For now, we are aware of examples of how senior cabinet ministers, and in a few cases at Heads level, have encountered difficulties in resolving sensitive bilateral matters and also failing to take advantage of the disputes settlement provisions located in the  revised Treaty of Chaguaramas.
It would not be flattering for the Heads to hear criticisms of them ‘joking around’ on the governance issue.
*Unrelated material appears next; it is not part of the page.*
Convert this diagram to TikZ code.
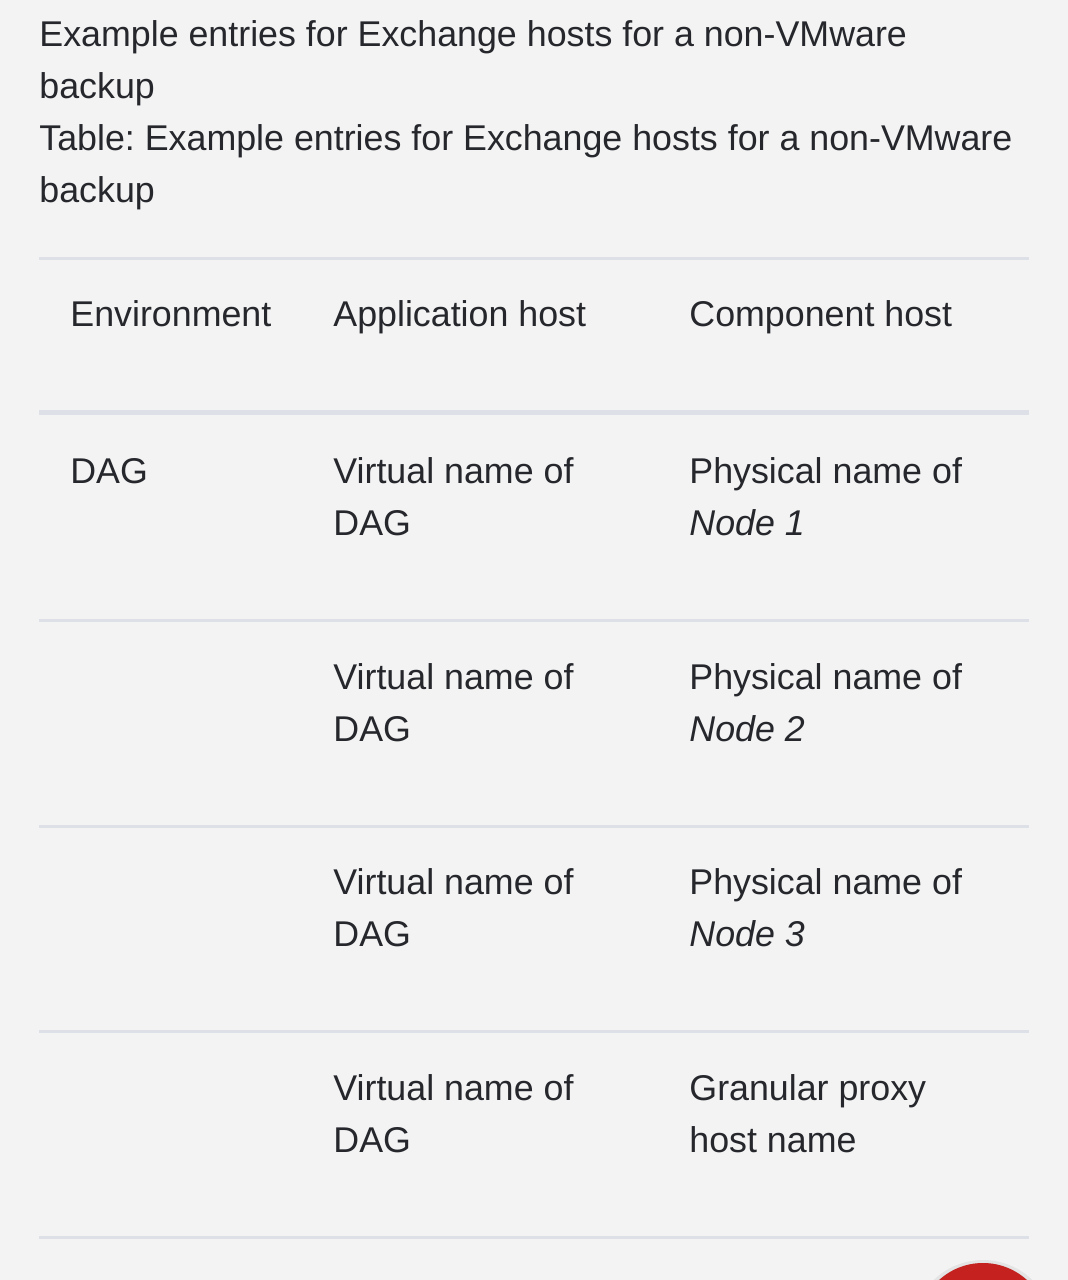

But it is quite disappointing to note, in 2010, that ours remain a ‘Community of sovereign states’ that has acquired a reputation for making bold, at times quite imaginative decisions, only to falter, too often, when it comes to implementation of unanimously approved decisions.
Examples abound, but a few should suffice for now, such as:
Failure to give legislative approval of the Charter of Civil Society — one of the core recommendations of the West Indian Commission that was released as a document of the Community since 1997. (Incidentally, ‘good governance’ is one of the Articles of the Charter that calls for establishment of a code governing the conduct of holders of public office and all those who exercise power that may affect the public interest.)
Policies requiring implementation would also include the sharing of external representation; pursuing, with vision and vigour, a common policy on regional air transportation;  the dismantling of barriers to free intra-regional movement of CARICOM nationals (currently some states are making things worse for nationals).
The question, therefore, remains: Who among the Heads of Government of the estimated dozen countries fully participating in the policies and programmes of CARICOM, are now ready to call a halt to the community’s governance system?
While they try to market the idea of a Council of Community Ambassadors that, in the final analysis, would be accountable to them, why this widening of a bureaucratic management system?  Is it really a plausible approach for changing the prevailing buck-passing culture that has been virtually institutionalised by a model of governance our Heads of Government — past and present — seem so loathe to change?